Позднее, объясняя А. С. Суворину замысел «Иванова», он сравнивал русского с французом и немцем и нарисовал в письме синусоиды, похожие на современную кардиограмму: ровный, как метроном, ход немецкого сердца; частый, но тоже ровный, пульс француза («француз всегда нормально возбужден»); и, наконец, изломанный, с высокими всплесками («пиками») и глубокими спадами, с долгими промежутками упадка и слабости график состояний типичной русской души.
«Когда я писал пьесу, то имел в виду только то, что нужно, то есть одни только типичные русские черты. Так, чрезмерная возбудимость, чувство вины, утомляемость — чисто русские…»
Конечно, не только возбудимость, утомляемость и т. д., но и душевная отвага, обаяние, сильный и смелый ум.
Таким образом, в Платонове важен сам Платонов; важно, чтобы зрителю с первого взгляда было ясно, что перед ним человек своего времени, но в известном смысле вечный современник — русский человек, каким он был и будет, каким он в своей сущности остается и теперь.
Платонову около тридцати; это светловолосый, ясноглазый человек с русой бородкой, со стремительной легкой походкой, умный, тонкий, изящный, в секунду схватывающий суть дела — и потому замученный бесконечными разговорами, всеобщим тупоумием и злословием; крутой, как кипяток, он давно и привычно раздражен, не в силах сдержать раздражения, срывается на крик — и, накричав, чувствует себя виноватым и больно переживает вину.
Русский человек, писал Чехов, во всем и всегда виноват: умер ли у него кто-нибудь, обидели его или он обидел, все равно; с виною или без вины, вольно или невольно — виноват.
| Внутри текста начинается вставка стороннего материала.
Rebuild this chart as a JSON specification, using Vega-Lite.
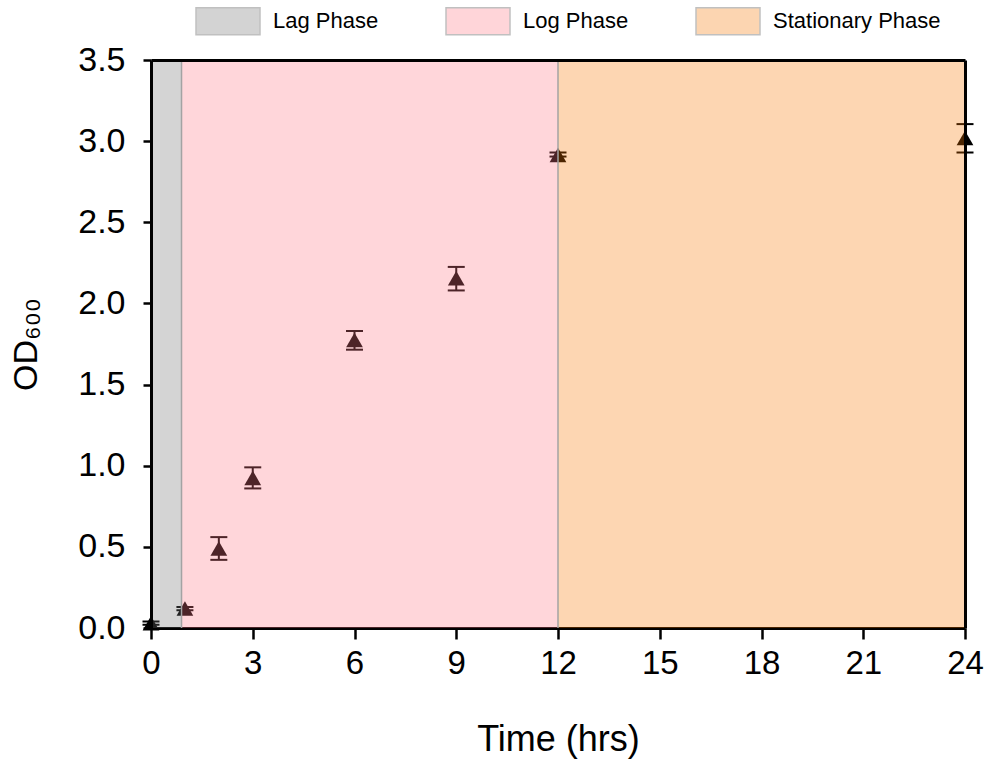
{
  "$schema": "https://vega.github.io/schema/vega-lite/v6.json",
  "width": 814,
  "height": 568,
  "autosize": {"type": "none"},
  "padding": {"left": 151, "top": 60, "right": 25, "bottom": 131},
  "background": "white",
  "config": {
    "view": {"stroke": null},
    "font": "Liberation Sans",
    "axis": {"domainColor": "black", "domainWidth": 3, "tickColor": "black", "tickWidth": 2.5, "labelColor": "black", "titleColor": "black", "grid": false, "titleFontWeight": "normal", "labelFont": "Liberation Sans", "titleFont": "Liberation Sans", "labelFlush": false, "labelOverlap": false}
  },
  "datasets": {
    "growth": [
      {"time": 0, "od": 0.03, "lo": 0.02, "hi": 0.04},
      {"time": 1, "od": 0.12, "lo": 0.11, "hi": 0.13},
      {"time": 2, "od": 0.49, "lo": 0.42, "hi": 0.56},
      {"time": 3, "od": 0.925, "lo": 0.86, "hi": 0.99},
      {"time": 6, "od": 1.775, "lo": 1.715, "hi": 1.83},
      {"time": 9, "od": 2.155, "lo": 2.08, "hi": 2.225},
      {"time": 12, "od": 2.915, "lo": 2.905, "hi": 2.93},
      {"time": 24, "od": 3.02, "lo": 2.93, "hi": 3.105}
    ],
    "phases": [
      {"phase": "Lag Phase", "start": 0, "end": 0.9, "bottom": 0, "top": 3.5},
      {"phase": "Log Phase", "start": 0.9, "end": 12, "bottom": 0, "top": 3.5},
      {"phase": "Stationary Phase", "start": 12, "end": 24, "bottom": 0, "top": 3.5}
    ]
  },
  "layer": [
    {
      "data": {"name": "growth"},
      "mark": {"type": "rule", "color": "black", "strokeWidth": 2},
      "encoding": {
        "x": {"field": "time", "type": "quantitative", "scale": {"domain": [0, 24], "nice": false, "zero": false},
          "axis": {"orient": "bottom", "values": [0, 3, 6, 9, 12, 15, 18, 21, 24], "labelFontSize": 33, "labelPadding": 8, "tickSize": 11, "title": "Time (hrs)", "titleFontSize": 36, "titlePadding": 42, "zindex": 0}},
        "y": {"field": "lo", "type": "quantitative", "scale": {"domain": [0, 3.5], "nice": false, "zero": false},
          "axis": {"orient": "left", "values": [0, 0.5, 1, 1.5, 2, 2.5, 3, 3.5], "format": ".1f", "labelFontSize": 34, "labelPadding": 18, "tickSize": 8, "title": "OD₆₀₀", "titleFontSize": 34, "titlePadding": 34, "zindex": 1}},
        "y2": {"field": "hi"}
      }
    },
    {
      "data": {"name": "growth"},
      "mark": {"type": "tick", "orient": "horizontal", "size": 17, "thickness": 2, "color": "black", "opacity": 1},
      "encoding": {
        "x": {"field": "time", "type": "quantitative", "axis": null},
        "y": {"field": "lo", "type": "quantitative", "axis": null}
      }
    },
    {
      "data": {"name": "growth"},
      "mark": {"type": "tick", "orient": "horizontal", "size": 17, "thickness": 2, "color": "black", "opacity": 1},
      "encoding": {
        "x": {"field": "time", "type": "quantitative", "axis": null},
        "y": {"field": "hi", "type": "quantitative", "axis": null}
      }
    },
    {
      "data": {"name": "growth"},
      "mark": {"type": "point", "shape": "triangle-up", "filled": true, "color": "black", "size": 280, "opacity": 1},
      "encoding": {
        "x": {"field": "time", "type": "quantitative", "axis": null},
        "y": {"field": "od", "type": "quantitative", "axis": null}
      }
    },
    {
      "data": {"name": "phases"},
      "mark": {"type": "rect", "opacity": 0.3},
      "encoding": {
        "x": {"field": "start", "type": "quantitative",
          "axis": {"orient": "top", "labels": false, "ticks": false, "title": null, "domainWidth": 3, "zindex": 1}},
        "x2": {"field": "end"},
        "y": {"field": "bottom", "type": "quantitative",
          "axis": {"orient": "right", "labels": false, "ticks": false, "title": null, "domainWidth": 3, "zindex": 1}},
        "y2": {"field": "top"},
        "fill": {"field": "phase", "type": "nominal",
          "scale": {"domain": ["Lag Phase", "Log Phase", "Stationary Phase"], "range": ["#707070", "#ff7684", "#f87800"]},
          "legend": {"orient": "none", "legendX": 44, "legendY": -72, "direction": "horizontal", "title": null,
            "symbolType": "M-1,-0.42H1V0.42H-1Z", "symbolSize": 4096, "symbolOpacity": 0.3,
            "symbolStrokeColor": "#333", "symbolStrokeWidth": 1.5, "labelLimit": 0,
            "labelFontSize": 22, "labelFont": "Liberation Sans", "labelColor": "black", "labelOffset": 12, "columnPadding": 64}}
      }
    },
    {
      "data": {"name": "phases"},
      "transform": [{"filter": "datum.start > 0"}],
      "mark": {"type": "rule", "color": "#a3a3a3", "strokeWidth": 1.5},
      "encoding": {
        "x": {"field": "start", "type": "quantitative", "axis": null}
      }
    }
  ],
  "resolve": {"axis": {"x": "independent", "y": "independent"}}
}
Замечательно, что эта черта была и у самого Чехова: «А я всегда — правда твоя — всегда буду виноват, хотя и не знаю, в чем» (О. Л. Книппер, 28 декабря 1900 г.).
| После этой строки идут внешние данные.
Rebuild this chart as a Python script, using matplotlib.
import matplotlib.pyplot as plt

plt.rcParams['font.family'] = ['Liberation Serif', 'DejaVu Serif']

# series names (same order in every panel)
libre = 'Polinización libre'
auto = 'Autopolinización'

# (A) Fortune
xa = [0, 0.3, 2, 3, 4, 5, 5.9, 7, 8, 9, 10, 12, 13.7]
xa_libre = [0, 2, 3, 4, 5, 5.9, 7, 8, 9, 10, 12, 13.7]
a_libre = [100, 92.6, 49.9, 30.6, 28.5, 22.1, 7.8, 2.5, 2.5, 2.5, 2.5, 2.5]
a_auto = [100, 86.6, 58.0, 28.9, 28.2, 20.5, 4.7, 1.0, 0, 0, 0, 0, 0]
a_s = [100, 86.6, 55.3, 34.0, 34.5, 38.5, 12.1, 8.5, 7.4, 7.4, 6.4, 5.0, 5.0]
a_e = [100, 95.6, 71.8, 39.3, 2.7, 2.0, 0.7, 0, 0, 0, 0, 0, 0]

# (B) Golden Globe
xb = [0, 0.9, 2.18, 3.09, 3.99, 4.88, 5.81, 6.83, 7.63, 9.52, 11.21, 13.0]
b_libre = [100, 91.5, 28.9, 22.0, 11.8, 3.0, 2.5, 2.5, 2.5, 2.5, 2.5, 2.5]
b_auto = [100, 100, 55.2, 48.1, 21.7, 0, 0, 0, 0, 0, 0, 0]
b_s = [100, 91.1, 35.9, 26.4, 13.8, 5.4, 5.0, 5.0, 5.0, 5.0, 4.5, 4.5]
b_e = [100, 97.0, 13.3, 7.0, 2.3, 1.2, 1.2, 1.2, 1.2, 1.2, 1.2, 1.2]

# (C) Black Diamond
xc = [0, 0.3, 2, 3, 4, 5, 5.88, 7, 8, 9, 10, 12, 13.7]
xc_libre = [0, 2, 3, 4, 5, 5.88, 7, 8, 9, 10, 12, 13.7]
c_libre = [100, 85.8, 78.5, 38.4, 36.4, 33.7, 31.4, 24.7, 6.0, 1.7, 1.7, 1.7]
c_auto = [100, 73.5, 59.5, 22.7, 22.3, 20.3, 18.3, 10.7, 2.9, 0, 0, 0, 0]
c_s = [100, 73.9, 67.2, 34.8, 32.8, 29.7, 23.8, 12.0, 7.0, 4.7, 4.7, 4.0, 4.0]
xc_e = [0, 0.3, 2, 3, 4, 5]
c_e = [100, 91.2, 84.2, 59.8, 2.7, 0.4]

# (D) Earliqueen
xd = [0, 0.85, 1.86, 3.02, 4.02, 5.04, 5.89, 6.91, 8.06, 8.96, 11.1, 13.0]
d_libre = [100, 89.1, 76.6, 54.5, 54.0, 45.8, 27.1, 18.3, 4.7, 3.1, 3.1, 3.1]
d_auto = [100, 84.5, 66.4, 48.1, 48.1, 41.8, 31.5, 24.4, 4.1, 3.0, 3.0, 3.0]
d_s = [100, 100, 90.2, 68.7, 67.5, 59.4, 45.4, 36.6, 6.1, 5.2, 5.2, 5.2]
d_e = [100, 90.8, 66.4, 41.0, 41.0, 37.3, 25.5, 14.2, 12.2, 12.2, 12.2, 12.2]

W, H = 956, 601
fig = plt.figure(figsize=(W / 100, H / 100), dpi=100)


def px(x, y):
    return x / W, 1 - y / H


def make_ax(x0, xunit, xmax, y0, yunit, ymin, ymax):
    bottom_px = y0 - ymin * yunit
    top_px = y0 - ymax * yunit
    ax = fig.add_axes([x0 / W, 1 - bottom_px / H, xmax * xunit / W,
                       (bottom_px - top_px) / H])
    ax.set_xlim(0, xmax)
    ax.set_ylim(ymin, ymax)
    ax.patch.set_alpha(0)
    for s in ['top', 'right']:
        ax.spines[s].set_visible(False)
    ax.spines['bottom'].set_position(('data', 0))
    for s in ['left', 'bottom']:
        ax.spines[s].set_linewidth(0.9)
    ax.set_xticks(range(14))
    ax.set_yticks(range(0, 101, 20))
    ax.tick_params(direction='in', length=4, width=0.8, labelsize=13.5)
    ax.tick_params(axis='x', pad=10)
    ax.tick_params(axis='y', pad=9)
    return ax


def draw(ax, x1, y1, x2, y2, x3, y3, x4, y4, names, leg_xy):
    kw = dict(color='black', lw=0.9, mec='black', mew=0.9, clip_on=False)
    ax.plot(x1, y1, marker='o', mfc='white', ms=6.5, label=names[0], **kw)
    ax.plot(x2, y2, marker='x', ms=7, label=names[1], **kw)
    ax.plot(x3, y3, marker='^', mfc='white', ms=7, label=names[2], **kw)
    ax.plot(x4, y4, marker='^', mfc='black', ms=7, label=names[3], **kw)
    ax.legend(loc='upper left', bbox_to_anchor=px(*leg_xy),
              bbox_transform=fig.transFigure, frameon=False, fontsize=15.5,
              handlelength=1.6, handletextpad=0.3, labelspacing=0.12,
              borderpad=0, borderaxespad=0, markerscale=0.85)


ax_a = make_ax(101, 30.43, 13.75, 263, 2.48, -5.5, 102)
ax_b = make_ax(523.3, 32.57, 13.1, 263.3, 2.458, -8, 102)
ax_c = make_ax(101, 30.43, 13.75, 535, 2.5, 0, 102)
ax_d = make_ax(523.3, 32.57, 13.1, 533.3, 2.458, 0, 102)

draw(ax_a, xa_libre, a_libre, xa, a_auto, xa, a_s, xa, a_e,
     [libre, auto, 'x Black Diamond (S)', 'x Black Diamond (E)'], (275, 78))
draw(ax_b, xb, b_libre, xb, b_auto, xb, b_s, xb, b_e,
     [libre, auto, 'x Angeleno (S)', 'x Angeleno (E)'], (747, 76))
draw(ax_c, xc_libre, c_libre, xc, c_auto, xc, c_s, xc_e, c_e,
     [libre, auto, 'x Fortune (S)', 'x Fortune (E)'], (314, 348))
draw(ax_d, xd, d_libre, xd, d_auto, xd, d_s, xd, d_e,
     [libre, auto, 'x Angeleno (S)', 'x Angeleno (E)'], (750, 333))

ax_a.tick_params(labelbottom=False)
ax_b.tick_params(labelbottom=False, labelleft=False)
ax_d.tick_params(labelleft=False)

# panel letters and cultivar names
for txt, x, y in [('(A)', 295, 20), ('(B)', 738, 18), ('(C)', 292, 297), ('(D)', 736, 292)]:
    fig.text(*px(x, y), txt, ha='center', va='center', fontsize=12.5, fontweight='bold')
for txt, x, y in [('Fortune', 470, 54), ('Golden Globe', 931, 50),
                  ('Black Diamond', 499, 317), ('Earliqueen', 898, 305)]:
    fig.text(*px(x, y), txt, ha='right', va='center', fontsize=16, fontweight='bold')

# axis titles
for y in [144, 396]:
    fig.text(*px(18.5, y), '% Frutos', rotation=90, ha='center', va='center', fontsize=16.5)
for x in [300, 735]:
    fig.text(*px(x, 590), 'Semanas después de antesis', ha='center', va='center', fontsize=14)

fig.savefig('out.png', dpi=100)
Если мы спросим себя о причине страданий Платонова, о том, почему этому герою (он и себе-то самому кажется необыкновенным и странным) «не живется, не сидится, не спится по-человечески», зачем столько упреков, которыми он почти истерзал себя, то окажется, что очевидной причины нет.
Платонов испытывает постоянную, сильную боль, о которой сказано так: «Платонов болит». Это совесть.
Иными словами, перед нами некое воплощение совести, «колокол, звонящий сам по себе».
Платонов знает причину своих страданий: «Сколько несчастных, сколько голодных, сколько пьяных под луной!» Странная причина: ведь сам-то Платонов в этом не виноват, и если искать виноватых, то среди тех, у кого кабаки, имения, золото.
В литературе и драматургии дочеховской поры коллизии совести выражались гораздо яснее. Например, в «Борисе Годунове» А. С. Пушкина:
Но если в ней единое пятно,
Единое, случайно завелося,
Тогда — беда! Как язвой моровой
Душа сгорит, нальется сердце ядом,
Как молотком стучит в ушах упрек,
И все тошнит, и голова кружится,
И мальчики кровавые в глазах…
И рад бежать, да некуда… ужасно!
Да, жалок тот, в ком совесть нечиста.
Коллизии больной, потрясенной совести лежат в основе всех основных романов и повестей Достоевского («Бедные люди», «Униженные и оскорбленные», «Преступление и наказание», «Идиот», «Бесы», «Братья Карамазовы»). Князь Мышкин в романе «Идиот» представляет собою, по авторскому замыслу, олицетворенную совесть, он должен страдать и казниться за всех, подобно Христу. «Больная совесть наша — Достоевский…» (М. Горький).
Но у Пушкина, Достоевского, Толстого (в «Анне Карениной» или, например, в «Крейцеровой сонате»), во всей дочеховской драматургии и прозе, у Горького («Жизнь Клима Самгина») конфликты совести не только имеют причину — без них невозможен сюжет. Без греха нет покаяния, а если нет ни греха, ни покаяния, то не о чем и писать. Преступления не было — так за что же казнить?
Не только рядовая критика и заурядный зритель, но даже Л. Н. Толстой не находил в пьесах Чехова сюжетного смысла: «Нагорожено чего-то, а к чему — неизвестно». Безвинность страдающих чеховских персонажей (Платонов, а затем Иванов, Треплев, Тузенбах) воспринималась как бессюжетность или, в крайней форме, как художественная бессмыслица (один старый критик, сострадая трем сестрам, предложил даже купить им железнодорожные билеты в Москву. Как заметил Чехов: «Неужели в России так мало умных людей, что даже критику писать некому?»).